§ **Work to do**
Using the records that follow, reproduce exactly the lines starting at the line containing "Output the component" and ending at the line containing "YAxis, CartesianGrid, LabelList". Include both end lines and no pictures.

§ **Data to use**
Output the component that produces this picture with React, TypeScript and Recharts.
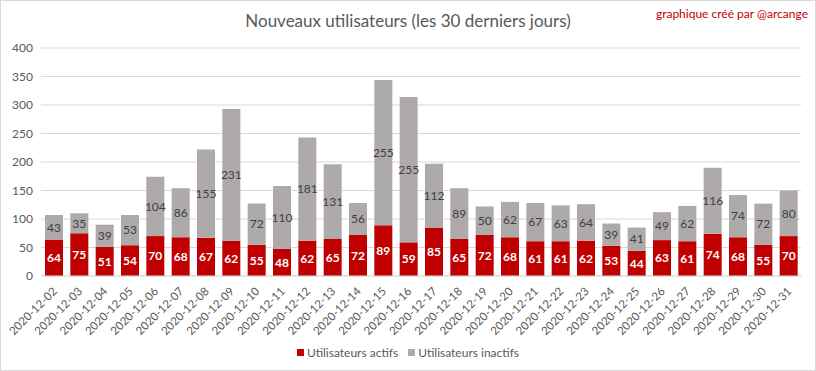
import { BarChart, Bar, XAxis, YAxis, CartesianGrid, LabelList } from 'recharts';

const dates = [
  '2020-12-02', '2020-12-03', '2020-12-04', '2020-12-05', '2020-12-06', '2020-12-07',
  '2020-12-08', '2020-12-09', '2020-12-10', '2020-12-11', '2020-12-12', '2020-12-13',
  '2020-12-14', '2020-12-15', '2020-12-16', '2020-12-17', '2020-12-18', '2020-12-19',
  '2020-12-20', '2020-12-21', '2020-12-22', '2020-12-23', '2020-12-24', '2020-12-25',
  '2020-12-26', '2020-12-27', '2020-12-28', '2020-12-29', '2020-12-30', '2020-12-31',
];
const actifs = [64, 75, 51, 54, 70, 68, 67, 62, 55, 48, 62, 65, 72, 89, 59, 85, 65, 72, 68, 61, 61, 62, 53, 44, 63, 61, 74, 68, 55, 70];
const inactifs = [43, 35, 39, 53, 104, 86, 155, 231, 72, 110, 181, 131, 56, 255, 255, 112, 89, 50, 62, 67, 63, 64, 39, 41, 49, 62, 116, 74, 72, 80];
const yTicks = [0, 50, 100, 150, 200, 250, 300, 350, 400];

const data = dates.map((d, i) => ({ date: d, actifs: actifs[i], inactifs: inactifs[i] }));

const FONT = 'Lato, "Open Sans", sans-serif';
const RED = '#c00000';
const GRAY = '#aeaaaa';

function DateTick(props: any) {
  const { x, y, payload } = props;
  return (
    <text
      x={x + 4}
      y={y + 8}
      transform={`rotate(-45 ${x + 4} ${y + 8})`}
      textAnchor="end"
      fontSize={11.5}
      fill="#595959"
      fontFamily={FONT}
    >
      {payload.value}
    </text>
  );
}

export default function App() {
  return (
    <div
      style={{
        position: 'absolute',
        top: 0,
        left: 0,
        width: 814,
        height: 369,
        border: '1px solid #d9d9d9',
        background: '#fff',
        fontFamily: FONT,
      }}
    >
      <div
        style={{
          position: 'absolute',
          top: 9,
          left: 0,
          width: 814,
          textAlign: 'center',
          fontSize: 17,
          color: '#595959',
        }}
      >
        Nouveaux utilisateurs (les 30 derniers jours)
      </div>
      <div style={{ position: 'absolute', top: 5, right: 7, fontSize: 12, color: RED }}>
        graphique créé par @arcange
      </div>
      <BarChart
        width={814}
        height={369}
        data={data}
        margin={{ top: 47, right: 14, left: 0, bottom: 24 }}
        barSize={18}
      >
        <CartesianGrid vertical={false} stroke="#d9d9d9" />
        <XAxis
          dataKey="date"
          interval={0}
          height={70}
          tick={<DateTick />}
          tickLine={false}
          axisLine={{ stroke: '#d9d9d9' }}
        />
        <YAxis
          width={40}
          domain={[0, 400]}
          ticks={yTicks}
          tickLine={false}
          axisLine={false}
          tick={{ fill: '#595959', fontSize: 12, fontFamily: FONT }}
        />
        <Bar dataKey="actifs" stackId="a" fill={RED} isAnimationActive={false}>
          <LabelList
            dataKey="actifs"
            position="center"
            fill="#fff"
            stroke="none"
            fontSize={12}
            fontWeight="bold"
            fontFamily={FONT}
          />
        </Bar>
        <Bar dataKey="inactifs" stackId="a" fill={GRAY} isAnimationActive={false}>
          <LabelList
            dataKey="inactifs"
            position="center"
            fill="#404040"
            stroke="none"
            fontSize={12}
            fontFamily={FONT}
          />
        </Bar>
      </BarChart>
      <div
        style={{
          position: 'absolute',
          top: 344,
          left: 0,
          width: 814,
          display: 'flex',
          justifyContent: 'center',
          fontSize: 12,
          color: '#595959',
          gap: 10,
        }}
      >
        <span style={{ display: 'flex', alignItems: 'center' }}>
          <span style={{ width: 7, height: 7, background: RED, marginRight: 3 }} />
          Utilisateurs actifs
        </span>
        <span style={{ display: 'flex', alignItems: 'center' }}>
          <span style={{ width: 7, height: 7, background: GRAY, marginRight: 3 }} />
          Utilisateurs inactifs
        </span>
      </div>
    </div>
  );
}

* * *

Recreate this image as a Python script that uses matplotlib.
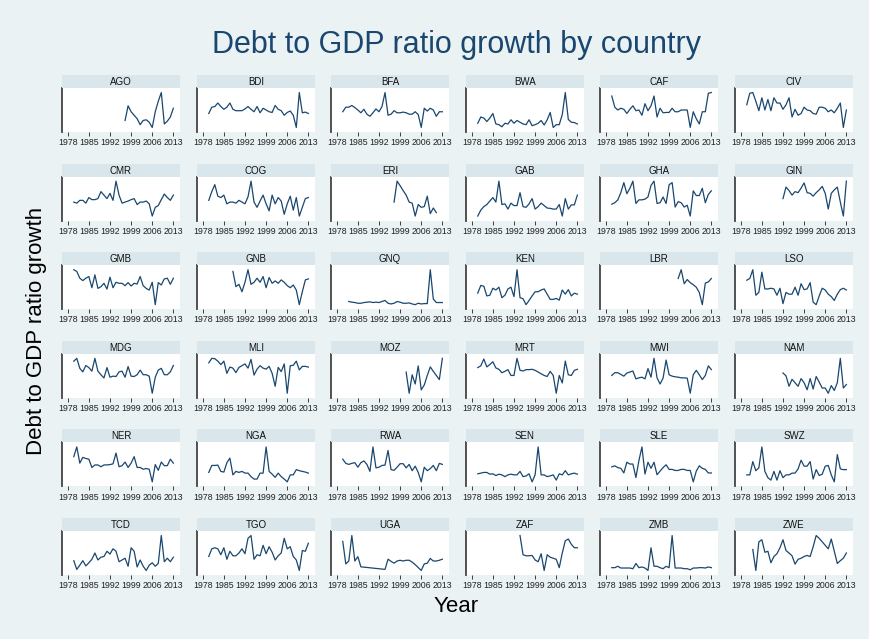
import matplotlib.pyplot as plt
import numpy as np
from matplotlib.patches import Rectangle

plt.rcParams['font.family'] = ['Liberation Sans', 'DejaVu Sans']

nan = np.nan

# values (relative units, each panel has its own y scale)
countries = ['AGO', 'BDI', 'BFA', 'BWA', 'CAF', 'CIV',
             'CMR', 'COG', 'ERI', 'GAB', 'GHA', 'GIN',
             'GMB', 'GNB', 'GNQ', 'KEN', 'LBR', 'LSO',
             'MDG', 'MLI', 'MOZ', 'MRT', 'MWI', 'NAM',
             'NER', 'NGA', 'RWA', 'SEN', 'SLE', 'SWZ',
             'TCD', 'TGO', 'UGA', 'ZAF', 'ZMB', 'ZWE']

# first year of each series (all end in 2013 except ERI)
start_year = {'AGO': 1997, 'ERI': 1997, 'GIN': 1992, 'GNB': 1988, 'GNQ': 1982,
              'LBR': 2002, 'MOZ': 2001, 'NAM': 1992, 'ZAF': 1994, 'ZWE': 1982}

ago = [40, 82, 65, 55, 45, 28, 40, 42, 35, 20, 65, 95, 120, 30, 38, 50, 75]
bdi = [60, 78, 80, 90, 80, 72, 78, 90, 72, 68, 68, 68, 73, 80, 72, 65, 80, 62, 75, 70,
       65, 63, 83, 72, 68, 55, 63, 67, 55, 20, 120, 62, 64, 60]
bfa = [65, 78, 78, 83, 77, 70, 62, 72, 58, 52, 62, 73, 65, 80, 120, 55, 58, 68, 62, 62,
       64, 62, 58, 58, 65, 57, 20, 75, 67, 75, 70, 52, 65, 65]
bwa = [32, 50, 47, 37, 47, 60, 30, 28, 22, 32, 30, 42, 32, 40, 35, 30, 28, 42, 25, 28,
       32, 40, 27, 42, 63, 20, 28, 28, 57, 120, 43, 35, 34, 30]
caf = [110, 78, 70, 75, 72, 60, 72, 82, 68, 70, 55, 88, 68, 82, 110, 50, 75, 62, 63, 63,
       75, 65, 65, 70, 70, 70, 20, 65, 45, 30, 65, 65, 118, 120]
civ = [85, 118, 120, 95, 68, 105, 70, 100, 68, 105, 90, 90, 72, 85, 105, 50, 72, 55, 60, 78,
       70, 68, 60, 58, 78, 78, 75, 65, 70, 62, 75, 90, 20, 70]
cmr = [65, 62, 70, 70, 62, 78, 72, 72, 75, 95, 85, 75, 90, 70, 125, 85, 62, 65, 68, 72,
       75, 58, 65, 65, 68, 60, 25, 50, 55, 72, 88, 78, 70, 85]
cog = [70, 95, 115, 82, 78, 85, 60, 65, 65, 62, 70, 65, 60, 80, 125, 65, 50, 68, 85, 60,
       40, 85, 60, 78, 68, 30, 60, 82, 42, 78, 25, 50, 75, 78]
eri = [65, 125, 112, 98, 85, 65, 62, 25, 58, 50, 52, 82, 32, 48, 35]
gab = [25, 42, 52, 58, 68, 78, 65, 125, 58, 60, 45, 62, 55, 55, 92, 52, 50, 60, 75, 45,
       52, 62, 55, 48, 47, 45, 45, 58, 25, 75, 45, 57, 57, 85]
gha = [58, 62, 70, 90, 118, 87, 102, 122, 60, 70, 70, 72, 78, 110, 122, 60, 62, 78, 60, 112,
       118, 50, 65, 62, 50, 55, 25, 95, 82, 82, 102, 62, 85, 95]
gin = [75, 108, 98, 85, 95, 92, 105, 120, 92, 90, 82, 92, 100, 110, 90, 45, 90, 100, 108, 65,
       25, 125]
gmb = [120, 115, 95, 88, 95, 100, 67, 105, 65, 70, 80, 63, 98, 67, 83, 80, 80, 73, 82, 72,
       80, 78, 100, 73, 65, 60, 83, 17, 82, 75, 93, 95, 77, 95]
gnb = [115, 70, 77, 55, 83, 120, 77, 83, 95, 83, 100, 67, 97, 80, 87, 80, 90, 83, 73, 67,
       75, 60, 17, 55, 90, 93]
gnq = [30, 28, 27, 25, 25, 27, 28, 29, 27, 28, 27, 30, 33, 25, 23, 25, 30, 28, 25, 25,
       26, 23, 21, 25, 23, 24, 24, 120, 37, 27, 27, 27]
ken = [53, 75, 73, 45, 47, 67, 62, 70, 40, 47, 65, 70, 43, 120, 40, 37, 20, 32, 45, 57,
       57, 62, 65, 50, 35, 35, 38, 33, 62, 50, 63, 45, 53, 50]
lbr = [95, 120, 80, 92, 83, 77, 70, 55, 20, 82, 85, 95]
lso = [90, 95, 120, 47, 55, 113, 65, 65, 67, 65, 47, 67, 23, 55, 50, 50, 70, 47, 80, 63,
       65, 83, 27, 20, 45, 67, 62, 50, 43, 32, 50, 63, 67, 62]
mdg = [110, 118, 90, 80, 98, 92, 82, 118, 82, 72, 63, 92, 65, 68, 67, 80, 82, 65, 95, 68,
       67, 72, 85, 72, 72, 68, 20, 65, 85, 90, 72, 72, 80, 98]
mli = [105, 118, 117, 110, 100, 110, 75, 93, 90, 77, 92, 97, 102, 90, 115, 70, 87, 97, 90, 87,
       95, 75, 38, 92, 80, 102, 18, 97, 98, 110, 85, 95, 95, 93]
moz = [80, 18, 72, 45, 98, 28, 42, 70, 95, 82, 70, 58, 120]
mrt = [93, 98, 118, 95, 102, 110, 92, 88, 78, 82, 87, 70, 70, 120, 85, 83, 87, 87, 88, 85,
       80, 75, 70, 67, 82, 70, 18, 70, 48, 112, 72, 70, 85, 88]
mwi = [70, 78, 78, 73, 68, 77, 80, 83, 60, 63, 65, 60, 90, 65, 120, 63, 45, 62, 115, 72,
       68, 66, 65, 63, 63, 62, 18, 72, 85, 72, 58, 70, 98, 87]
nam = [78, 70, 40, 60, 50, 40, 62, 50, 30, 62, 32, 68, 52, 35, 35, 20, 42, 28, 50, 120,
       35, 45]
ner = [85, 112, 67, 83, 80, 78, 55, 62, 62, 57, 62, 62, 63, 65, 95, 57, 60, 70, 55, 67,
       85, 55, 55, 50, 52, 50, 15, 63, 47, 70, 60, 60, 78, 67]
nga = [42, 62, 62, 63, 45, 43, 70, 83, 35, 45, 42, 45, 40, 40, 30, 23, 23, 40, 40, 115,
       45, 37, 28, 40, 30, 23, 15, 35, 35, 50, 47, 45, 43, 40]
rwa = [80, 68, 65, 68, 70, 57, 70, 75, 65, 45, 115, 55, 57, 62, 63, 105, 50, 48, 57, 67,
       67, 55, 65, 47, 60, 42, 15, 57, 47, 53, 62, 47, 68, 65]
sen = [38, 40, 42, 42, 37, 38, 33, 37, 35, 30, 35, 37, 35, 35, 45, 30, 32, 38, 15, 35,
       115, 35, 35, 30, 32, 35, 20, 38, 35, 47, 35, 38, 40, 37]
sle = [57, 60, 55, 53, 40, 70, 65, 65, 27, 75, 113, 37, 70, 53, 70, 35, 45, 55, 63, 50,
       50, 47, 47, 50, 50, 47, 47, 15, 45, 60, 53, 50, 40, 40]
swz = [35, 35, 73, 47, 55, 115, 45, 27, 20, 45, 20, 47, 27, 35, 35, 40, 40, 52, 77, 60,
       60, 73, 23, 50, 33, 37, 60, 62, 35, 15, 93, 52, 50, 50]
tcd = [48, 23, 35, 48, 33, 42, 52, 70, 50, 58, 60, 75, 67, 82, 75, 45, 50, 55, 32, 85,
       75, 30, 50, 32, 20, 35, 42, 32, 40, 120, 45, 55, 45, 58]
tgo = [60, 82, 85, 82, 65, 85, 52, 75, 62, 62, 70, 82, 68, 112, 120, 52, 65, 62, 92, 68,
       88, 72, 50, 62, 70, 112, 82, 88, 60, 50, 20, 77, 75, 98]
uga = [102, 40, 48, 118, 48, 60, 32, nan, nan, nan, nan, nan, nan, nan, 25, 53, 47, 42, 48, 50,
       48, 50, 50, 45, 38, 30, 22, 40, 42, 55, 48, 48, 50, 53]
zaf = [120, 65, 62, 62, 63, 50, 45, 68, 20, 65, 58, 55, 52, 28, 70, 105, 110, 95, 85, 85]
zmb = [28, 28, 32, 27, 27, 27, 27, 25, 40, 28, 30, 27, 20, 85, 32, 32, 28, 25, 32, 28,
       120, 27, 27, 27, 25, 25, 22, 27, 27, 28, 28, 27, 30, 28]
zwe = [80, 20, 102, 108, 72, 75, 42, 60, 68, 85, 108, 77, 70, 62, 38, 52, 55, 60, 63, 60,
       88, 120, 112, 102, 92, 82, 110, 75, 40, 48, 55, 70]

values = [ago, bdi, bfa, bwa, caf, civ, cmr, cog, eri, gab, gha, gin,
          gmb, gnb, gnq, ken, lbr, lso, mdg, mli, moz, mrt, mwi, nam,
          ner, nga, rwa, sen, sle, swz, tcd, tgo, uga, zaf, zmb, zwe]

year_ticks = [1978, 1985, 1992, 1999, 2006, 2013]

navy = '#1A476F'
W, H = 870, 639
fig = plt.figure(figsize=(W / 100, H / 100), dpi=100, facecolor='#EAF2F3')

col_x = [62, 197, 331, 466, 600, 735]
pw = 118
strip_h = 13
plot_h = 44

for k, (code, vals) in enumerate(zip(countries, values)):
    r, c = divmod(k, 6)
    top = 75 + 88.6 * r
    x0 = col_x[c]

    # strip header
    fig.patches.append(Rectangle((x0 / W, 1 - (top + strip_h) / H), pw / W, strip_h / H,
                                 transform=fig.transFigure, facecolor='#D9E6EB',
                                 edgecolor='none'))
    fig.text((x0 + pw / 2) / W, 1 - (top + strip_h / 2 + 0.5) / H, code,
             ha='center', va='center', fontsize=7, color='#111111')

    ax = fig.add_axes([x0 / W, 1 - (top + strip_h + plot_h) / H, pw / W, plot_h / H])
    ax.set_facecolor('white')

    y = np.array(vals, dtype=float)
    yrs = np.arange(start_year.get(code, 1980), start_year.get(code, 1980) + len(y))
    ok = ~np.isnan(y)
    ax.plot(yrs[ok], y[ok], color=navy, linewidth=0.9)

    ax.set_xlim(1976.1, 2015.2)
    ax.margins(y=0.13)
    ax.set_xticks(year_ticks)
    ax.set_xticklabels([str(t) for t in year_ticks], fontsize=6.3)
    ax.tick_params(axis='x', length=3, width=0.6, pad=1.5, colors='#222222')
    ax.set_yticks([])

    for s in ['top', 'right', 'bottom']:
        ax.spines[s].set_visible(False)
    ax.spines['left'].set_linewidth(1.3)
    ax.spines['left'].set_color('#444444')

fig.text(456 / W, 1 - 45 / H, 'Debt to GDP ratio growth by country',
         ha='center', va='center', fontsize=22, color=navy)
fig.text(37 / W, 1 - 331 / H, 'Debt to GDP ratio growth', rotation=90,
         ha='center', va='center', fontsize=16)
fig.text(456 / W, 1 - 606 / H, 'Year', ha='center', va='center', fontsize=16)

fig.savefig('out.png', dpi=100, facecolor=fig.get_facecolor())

...

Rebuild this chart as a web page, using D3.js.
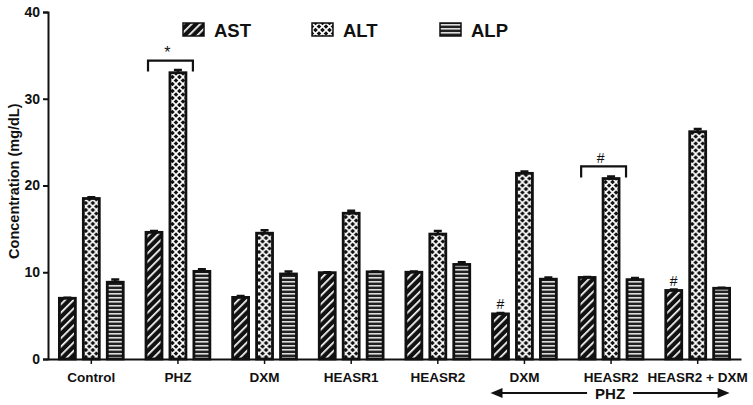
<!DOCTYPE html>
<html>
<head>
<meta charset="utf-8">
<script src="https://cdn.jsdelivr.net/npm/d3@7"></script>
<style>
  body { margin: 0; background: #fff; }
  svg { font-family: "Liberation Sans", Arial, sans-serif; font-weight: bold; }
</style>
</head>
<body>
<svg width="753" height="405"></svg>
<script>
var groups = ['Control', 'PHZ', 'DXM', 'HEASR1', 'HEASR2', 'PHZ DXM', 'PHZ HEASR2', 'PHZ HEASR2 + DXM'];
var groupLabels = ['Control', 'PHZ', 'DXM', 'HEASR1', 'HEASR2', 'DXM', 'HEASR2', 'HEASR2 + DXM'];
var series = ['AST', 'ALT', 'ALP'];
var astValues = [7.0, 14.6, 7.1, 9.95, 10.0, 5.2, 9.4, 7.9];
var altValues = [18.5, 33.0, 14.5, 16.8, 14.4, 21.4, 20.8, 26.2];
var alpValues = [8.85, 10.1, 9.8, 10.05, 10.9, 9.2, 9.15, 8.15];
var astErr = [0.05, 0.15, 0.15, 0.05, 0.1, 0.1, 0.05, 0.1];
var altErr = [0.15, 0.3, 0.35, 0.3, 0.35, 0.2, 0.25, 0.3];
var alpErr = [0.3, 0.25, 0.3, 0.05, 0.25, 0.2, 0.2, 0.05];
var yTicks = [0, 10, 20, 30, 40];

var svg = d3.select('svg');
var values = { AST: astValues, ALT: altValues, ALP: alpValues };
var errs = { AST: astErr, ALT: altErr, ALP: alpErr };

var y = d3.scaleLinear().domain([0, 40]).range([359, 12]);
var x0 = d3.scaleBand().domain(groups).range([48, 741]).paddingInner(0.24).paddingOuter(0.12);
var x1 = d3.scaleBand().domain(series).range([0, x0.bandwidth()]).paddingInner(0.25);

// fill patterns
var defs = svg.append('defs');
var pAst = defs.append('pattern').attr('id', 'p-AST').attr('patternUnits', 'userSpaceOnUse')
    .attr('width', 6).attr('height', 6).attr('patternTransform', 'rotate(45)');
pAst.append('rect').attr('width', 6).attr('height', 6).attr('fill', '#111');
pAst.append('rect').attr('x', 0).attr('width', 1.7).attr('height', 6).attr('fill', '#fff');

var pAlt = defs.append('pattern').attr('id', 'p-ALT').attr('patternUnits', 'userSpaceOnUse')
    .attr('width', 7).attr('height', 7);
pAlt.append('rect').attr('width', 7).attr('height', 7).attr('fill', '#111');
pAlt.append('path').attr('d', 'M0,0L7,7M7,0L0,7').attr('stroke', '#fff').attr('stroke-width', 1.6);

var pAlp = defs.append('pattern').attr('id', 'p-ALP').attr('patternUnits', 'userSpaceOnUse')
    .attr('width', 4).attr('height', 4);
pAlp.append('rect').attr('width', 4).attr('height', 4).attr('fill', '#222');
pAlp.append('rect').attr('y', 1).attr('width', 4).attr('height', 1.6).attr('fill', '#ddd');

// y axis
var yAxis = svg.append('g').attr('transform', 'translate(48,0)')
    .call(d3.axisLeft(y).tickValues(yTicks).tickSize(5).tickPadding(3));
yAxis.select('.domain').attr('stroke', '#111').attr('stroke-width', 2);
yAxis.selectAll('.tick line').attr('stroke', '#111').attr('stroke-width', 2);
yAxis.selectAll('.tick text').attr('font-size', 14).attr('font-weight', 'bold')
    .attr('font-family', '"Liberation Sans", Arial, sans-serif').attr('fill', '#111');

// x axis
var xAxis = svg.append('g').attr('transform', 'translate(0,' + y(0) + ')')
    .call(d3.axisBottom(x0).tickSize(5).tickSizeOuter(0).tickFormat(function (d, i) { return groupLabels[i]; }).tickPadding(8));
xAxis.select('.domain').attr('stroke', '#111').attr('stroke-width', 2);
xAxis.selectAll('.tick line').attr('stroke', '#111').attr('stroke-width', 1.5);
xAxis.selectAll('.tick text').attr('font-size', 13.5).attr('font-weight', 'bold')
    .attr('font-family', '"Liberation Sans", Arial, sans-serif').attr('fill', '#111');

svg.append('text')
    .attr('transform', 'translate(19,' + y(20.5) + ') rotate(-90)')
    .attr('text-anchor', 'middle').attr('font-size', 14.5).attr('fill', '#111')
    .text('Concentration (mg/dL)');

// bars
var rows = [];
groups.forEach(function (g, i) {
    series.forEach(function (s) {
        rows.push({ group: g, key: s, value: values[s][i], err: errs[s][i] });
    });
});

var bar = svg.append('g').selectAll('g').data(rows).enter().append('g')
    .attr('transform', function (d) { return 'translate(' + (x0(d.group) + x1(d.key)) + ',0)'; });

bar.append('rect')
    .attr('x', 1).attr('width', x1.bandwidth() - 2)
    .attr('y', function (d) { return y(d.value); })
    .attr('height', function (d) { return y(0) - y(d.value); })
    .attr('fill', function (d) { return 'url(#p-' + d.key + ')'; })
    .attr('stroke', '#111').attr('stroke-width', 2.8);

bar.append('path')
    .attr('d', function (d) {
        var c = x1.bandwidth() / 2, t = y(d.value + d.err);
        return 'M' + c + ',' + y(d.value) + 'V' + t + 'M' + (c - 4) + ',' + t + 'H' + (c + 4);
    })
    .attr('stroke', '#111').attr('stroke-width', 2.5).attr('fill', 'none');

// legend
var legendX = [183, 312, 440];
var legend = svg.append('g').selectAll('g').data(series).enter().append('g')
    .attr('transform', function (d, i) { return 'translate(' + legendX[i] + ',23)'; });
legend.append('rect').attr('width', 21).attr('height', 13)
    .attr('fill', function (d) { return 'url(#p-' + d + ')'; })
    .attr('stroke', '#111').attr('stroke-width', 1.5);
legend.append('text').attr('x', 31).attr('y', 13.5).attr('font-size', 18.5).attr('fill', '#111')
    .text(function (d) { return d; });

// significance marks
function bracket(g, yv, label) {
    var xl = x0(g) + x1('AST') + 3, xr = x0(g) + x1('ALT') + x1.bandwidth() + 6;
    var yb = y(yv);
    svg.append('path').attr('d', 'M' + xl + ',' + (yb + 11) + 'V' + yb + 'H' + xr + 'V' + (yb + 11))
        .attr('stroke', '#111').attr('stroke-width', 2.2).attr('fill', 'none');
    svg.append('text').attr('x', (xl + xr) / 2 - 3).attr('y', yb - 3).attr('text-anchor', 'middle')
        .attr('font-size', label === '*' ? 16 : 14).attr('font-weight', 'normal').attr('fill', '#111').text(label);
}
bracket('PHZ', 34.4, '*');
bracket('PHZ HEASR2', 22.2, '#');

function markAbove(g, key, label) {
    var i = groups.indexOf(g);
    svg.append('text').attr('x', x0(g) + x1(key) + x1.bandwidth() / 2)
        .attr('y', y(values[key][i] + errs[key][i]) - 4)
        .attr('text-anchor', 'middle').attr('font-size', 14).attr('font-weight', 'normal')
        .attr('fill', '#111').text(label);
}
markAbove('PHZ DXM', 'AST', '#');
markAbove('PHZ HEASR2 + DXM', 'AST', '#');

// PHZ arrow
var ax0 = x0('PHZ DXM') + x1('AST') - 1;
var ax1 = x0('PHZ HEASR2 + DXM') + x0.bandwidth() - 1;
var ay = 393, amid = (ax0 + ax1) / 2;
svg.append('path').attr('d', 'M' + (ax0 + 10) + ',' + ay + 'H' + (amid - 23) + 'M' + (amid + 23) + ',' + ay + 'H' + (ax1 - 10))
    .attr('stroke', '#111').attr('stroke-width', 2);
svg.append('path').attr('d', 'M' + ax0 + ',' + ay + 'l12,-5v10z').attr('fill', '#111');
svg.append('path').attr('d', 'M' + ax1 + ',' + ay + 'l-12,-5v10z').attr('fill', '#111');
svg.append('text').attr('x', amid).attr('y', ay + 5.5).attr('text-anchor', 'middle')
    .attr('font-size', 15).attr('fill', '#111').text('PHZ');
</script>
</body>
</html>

§ **Answer to the problem**
Output the component that produces this picture with React, TypeScript and Recharts.
import { BarChart, Bar, XAxis, YAxis, CartesianGrid, LabelList } from 'recharts';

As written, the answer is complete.